Wilson, he said, assumes hitters are going to make adjustments on him the second time through the order and sometimes winds up complicating matters, trying to be too fine rather than going with what worked early in the game. It’s just one man’s theory, of course. But it did seem to play out that way against the Reds in the bottom of the fourth, walking Chris Heisey and Joey Votto on nine pitches before serving up a three-run homer to Brandon Phillips and a near-homer to Jay Bruce.

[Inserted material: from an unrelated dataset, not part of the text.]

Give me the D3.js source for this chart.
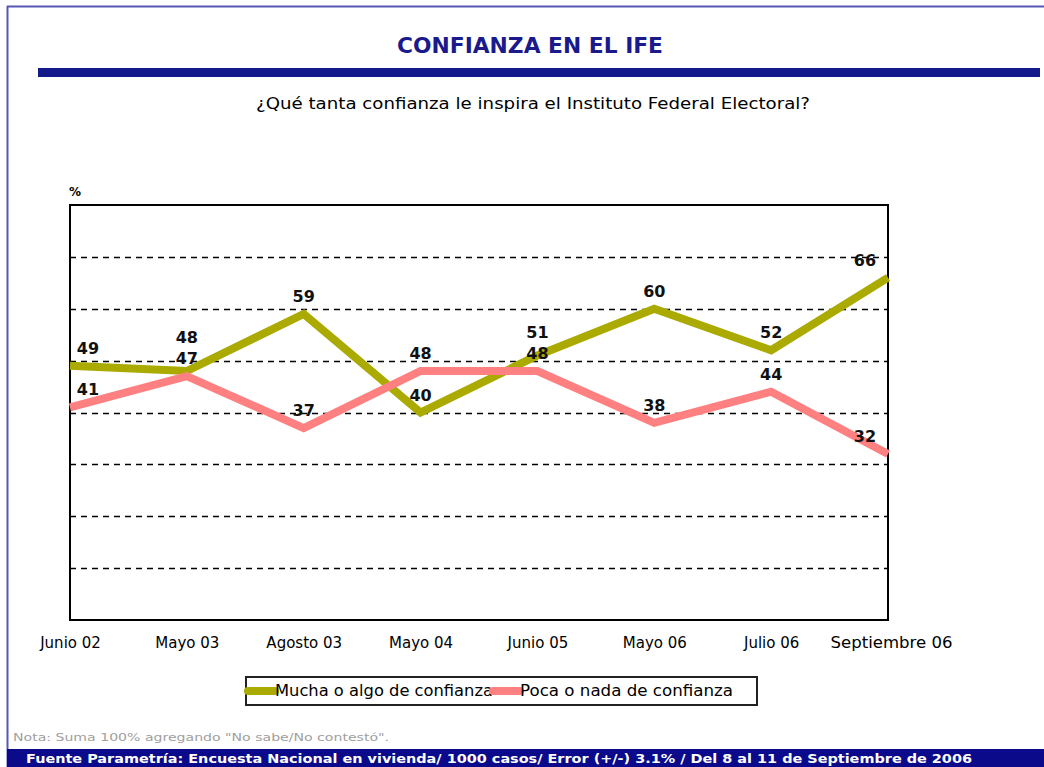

Last year, as Wilson struggled through the second half, the left-hander’s biggest problems seemed to come the second time through a lineup. Wilson gave up 65 runs (56 earned) in 91 innings in the second half last year, resulting in a 5.54 ERA. Thirty-five of those runs came in the second and third inning, which is when a lineup would turn over once guys start reaching base (Wilson was perfect through three on Wednesday, so it wasn’t until the fourth that he faced guys a second time).
Per Baseball-Reference.com, here’s how opposing hitters fared against Wilson the first, second and third time through last year …
First: .203/.318/.297
Second: .298/.360/.454
Third: .188/.276/.307
Wilson (6 IP, 4 R, 3 ER, 5 H, 4 BB, 4 SO) was asked Wednesday night about his hiccup in the fourth and basically broke it down batter by batter …
“The pitch I really just whiffed on was a couple pitches to Heisey. Those were just kind of out of the zone. Just trying to make adjustments and couldn’t, and I got a little bit closer to being dialed in with Votto but still missed. And then the pitch Phillips hit was a cutter that just cut too much. It was supposed to be outside and then cut all the way across the plate and he hammered it. The at-bat with Bruce was really pivotal, though, because I had him with two strikes and couldn’t put him away. That was 100 percent on me; it didn’t have anything to do with anybody else. There was no bad hops or anything like that. I just made a bad pitch instead of making a good pitch and he hit it off the wall. So that’s kind of what turned the game around. That and me popping up the bunt [in the third] were two of the things that I’m going to be extremely upset about for a long part of the season.”